Dieter Jungnickel (born 20 March 1952 in Berlin) is a German mathematician specializing in combinatorics.

In 1971 Jungnickel entered the Free University of Berlin, graduating in 1975. He studied the finite difference method with Hanfried Lenz and completed his Habilitation in 1978. He became a professor of mathematics at University of Giessen in 1980.

The uses of finite geometry in coding theory led Jungnickel and Thomas Beth to write "Variations of Seven Points" which used the Fano plane as a starting point.

With Thomas Beth and Hanfried Lenz he wrote Design Theory (1985) on combinatorial design. Albrecht Beutelspacher reviewed it positively as deserving high estimation, and as an impressive work. It was re-published by Cambridge University Press in 1986. He updated the work in 1989 For the second edition Design Theory (1999) was split into two volumes, one and two.
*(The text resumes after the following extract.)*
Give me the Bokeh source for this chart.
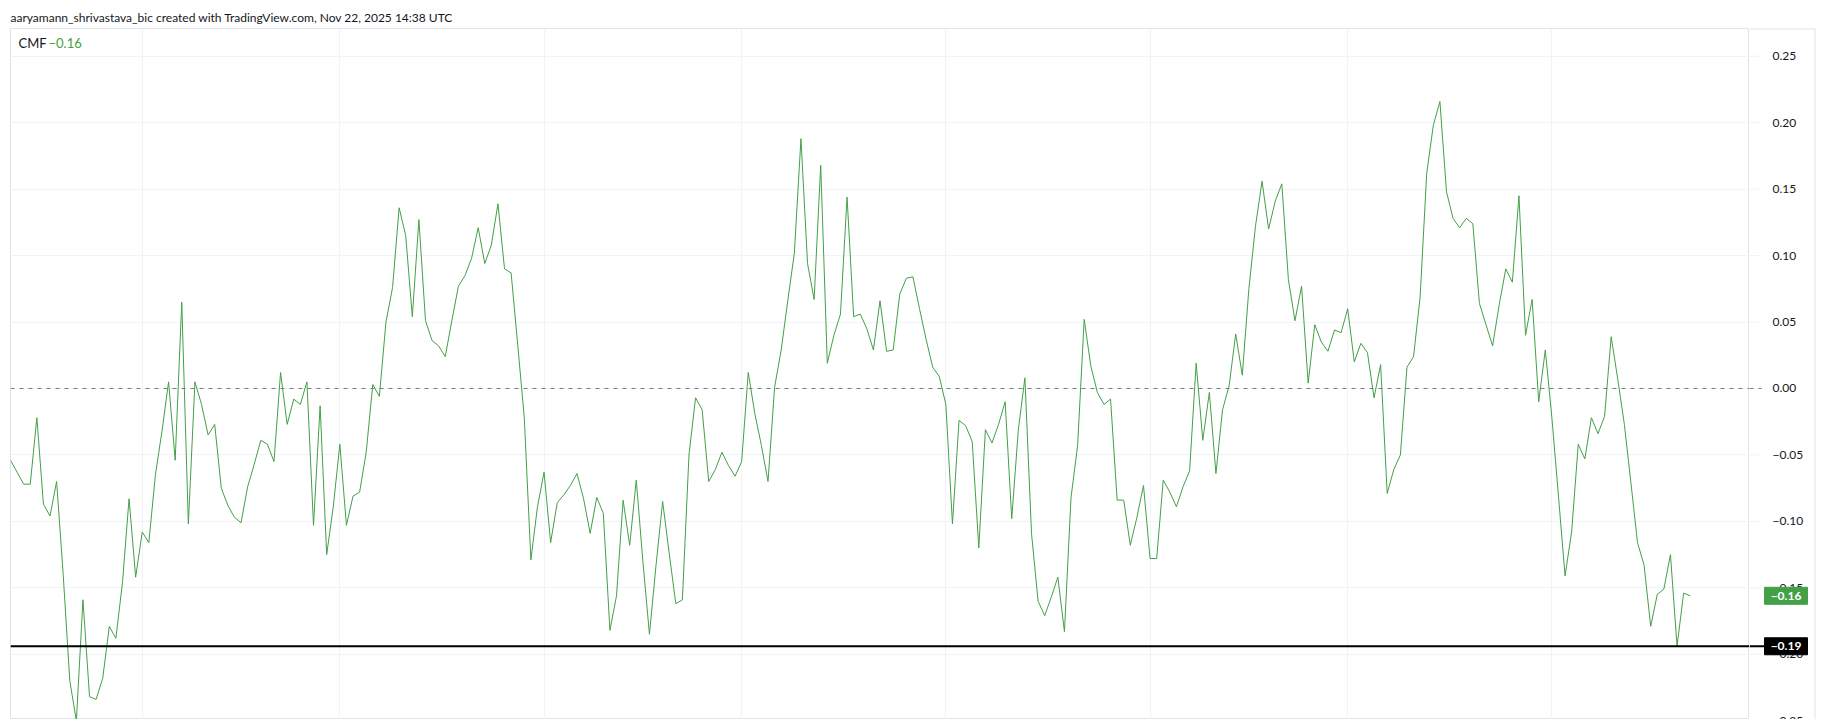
from bokeh.plotting import figure
from bokeh.layouts import row
from bokeh.models import Range1d, FixedTicker, Grid, Span, Label, ColumnDataSource
from bokeh.core.properties import value
from bokeh.embed import file_html
from bokeh.resources import INLINE

# ---- data (daily CMF values) ----
cmf_part1 = [-0.054, -0.063, -0.072, -0.072, -0.022, -0.087, -0.096, -0.070, -0.140, -0.220,
             -0.250, -0.159, -0.232, -0.234, -0.218, -0.179, -0.188, -0.146, -0.083, -0.142,
             -0.108, -0.116, -0.065, -0.032, 0.005, -0.054, 0.065, -0.102, 0.005, -0.012,
             -0.035, -0.027, -0.075, -0.088, -0.097, -0.101, -0.074, -0.057, -0.039, -0.042,
             -0.055, 0.012, -0.027, -0.008]
cmf_part2 = [-0.012, 0.005, -0.103, -0.013, -0.125, -0.089, -0.042, -0.103, -0.081, -0.078,
             -0.048, 0.003, -0.006, 0.050, 0.076, 0.136, 0.115, 0.054, 0.127, 0.051,
             0.036, 0.032, 0.024, 0.051, 0.077, 0.085, 0.098, 0.121, 0.094, 0.108,
             0.139, 0.090, 0.087, 0.033, -0.022, -0.129, -0.089, -0.063, -0.116, -0.086,
             -0.080, -0.073, -0.064, -0.083]
cmf_part3 = [-0.109, -0.082, -0.094, -0.182, -0.156, -0.084, -0.118, -0.069, -0.130, -0.185,
             -0.133, -0.085, -0.124, -0.162, -0.159, -0.050, -0.007, -0.016, -0.070, -0.061,
             -0.048, -0.058, -0.066, -0.055, 0.012, -0.019, -0.043, -0.070, 0.001, 0.029,
             0.066, 0.102, 0.188, 0.094, 0.067, 0.168, 0.019, 0.040, 0.056, 0.144,
             0.054, 0.056, 0.045, 0.029]
cmf_part4 = [0.066, 0.028, 0.029, 0.071, 0.083, 0.084, 0.060, 0.037, 0.016, 0.009,
             -0.012, -0.102, -0.024, -0.028, -0.040, -0.120, -0.031, -0.041, -0.027, -0.010,
             -0.098, -0.031, 0.008, -0.109, -0.160, -0.171, -0.157, -0.142, -0.183, -0.082,
             -0.043, 0.052, 0.017, -0.003, -0.012, -0.008, -0.084, -0.084, -0.118, -0.097,
             -0.073, -0.128, -0.128, -0.069]
cmf_part5 = [-0.078, -0.089, -0.074, -0.062, 0.019, -0.039, -0.003, -0.064, -0.016, 0.002,
             0.041, 0.010, 0.075, 0.122, 0.156, 0.120, 0.141, 0.154, 0.082, 0.051,
             0.077, 0.004, 0.048, 0.035, 0.028, 0.044, 0.042, 0.060, 0.020, 0.034,
             0.027, -0.007, 0.018, -0.079, -0.061, -0.050, 0.016, 0.024, 0.069, 0.162,
             0.198, 0.216, 0.148, 0.128]
cmf_part6 = [0.121, 0.128, 0.124, 0.064, 0.048, 0.032, 0.063, 0.090, 0.080, 0.145,
             0.040, 0.067, -0.010, 0.029, -0.022, -0.081, -0.141, -0.108, -0.042, -0.053,
             -0.022, -0.034, -0.021, 0.039, 0.007, -0.027, -0.071, -0.116, -0.133, -0.179,
             -0.155, -0.151, -0.125, -0.194, -0.154, -0.156]
cmf = cmf_part1 + cmf_part2 + cmf_part3 + cmf_part4 + cmf_part5 + cmf_part6
bar_index = list(range(len(cmf)))

y_ticks = [-0.25, -0.20, -0.15, -0.10, -0.05, 0.0, 0.05, 0.10, 0.15, 0.20, 0.25]
month_grid_index = [20, 50, 81, 111, 142, 173, 203, 234]
zero_level = 0.0
drawn_level = -0.194
indicator_name = "CMF"
header = "aaryamann_shrivastava_bic created with TradingView.com, Nov 22, 2025 14:38 UTC"


def fmt(v):
    return ("\u2212" if v < -1e-9 else "") + f"{abs(v):.2f}"


y_tick_labels = [fmt(v) for v in y_ticks]
last_value_text = fmt(cmf[-1])
drawn_level_text = fmt(drawn_level)

GREEN = "#43a047"
TEXT = "#131722"
GRID = "#f0f3fa"
BORDER = "#e0e3eb"
ZERO = "#787b86"
FONT = "Lato"

H = 719
y_range = Range1d(-0.2491, 0.2709)

# ---------------- main pane ----------------
p = figure(width=1749, height=H, output_backend="svg", toolbar_location=None,
           x_range=Range1d(0, 264), y_range=y_range,
           x_axis_location=None, y_axis_location=None,
           min_border_left=10, min_border_top=28, min_border_bottom=0, min_border_right=0,
           background_fill_color="white", border_fill_color="white")

p.title.text = header
p.title.align = "left"
p.title.text_font = FONT
p.title.text_font_size = "12px"
p.title.text_font_style = "normal"
p.title.text_color = TEXT
p.title.standoff = 7
p.title.offset = 0
p.outline_line_color = BORDER

p.xgrid.visible = False
p.ygrid.visible = False
p.add_layout(Grid(dimension=1, ticker=FixedTicker(ticks=y_ticks), grid_line_color=GRID))
p.add_layout(Grid(dimension=0, ticker=FixedTicker(ticks=month_grid_index),
                  grid_line_color=GRID))

p.add_layout(Span(location=zero_level, dimension="width", line_color=ZERO,
                  line_dash="4 5", line_width=1))
p.add_layout(Span(location=drawn_level, dimension="width", line_color="black",
                  line_width=2))

src = ColumnDataSource(dict(x=bar_index, y=cmf))
p.line("x", "y", source=src, line_color=GREEN, line_width=1)

p.add_layout(Label(x=8, y=677, x_units="screen", y_units="screen", text=indicator_name,
                   text_font=FONT, text_font_size="13px", text_color=TEXT,
                   text_baseline="middle"))
p.add_layout(Label(x=38, y=677, x_units="screen", y_units="screen", text=last_value_text,
                   text_font=FONT, text_font_size="13px", text_color=GREEN,
                   text_baseline="middle"))

# ---------------- price scale ----------------
s = figure(width=74, height=H, output_backend="svg", toolbar_location=None,
           x_range=Range1d(0, 66), y_range=y_range,
           x_axis_location=None, y_axis_location=None,
           min_border_left=0, min_border_top=28, min_border_bottom=0, min_border_right=8,
           background_fill_color="white", border_fill_color="white")
s.outline_line_color = None
s.xgrid.visible = False
s.ygrid.visible = False
# top and right border of the price scale (left border is the pane's outline)
s.add_layout(Span(location=y_range.end, dimension="width", line_color=BORDER, line_width=2))
s.add_layout(Span(location=66, dimension="height", line_color=BORDER, line_width=2))

tick_src = ColumnDataSource(dict(y=y_ticks, label=y_tick_labels))
s.segment(x0=0, x1=12, y0="y", y1="y", source=tick_src, line_color=GRID, line_width=1)
s.segment(x0=0, x1=12, y0=zero_level, y1=zero_level, line_color=ZERO, line_width=1,
          line_dash="4 5")
s.text(x=23, y="y", text="label", source=tick_src, text_font=value(FONT),
       text_font_size="12px", text_color=TEXT, text_align="left", text_baseline="middle")

# black drawn line continues to its badge
s.segment(x0=0, x1=30, y0=drawn_level, y1=drawn_level, line_color="black", line_width=2)

badge_src = ColumnDataSource(dict(y=[cmf[-1], drawn_level],
                                  label=[last_value_text, drawn_level_text],
                                  color=[GREEN, "black"]))
s.rect(x=36.5, y="y", width=43, height=17, height_units="screen", source=badge_src,
       fill_color="color", line_color="color")
s.text(x=36.5, y="y", text="label", source=badge_src, text_font=value(FONT),
       text_font_size="12px", text_font_style="bold", text_color="white",
       text_align="center", text_baseline="middle")

open("out.html", "w").write(file_html(row(p, s), INLINE))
In 1990 Jungnickel wrote an article on geometric and graph-theoretical aspects of latin squares of interest in coding theory. In September 1990 University of Vermont was the site of a conference concerned with the mathematics of coding theory, and commemorating the contributions of Marshall Hall. Together with Scott Vanstone, Jungnickel edited the Proceedings.

In 1993 Jungnickel joined the University of Augsburg where he occupies the chair for discrete mathematics, optimisation, and operations research.

Jungnickel wrote about finite fields in 1993: Finite fields, Structure and Arithmetics. A reviewer notes that "The author does a beautiful job showing and developing the practical applicability of the fascinating area of finite field theory".

In 1999 his book Graphs, Networks and Algorithms appeared as translation of the 1994 German version. A reviewer calls it a "first class textbook" and indispensable for teachers of combinatorial optimization. The second edition appeared in 2005, the third in 2008, and the fourth in 2013.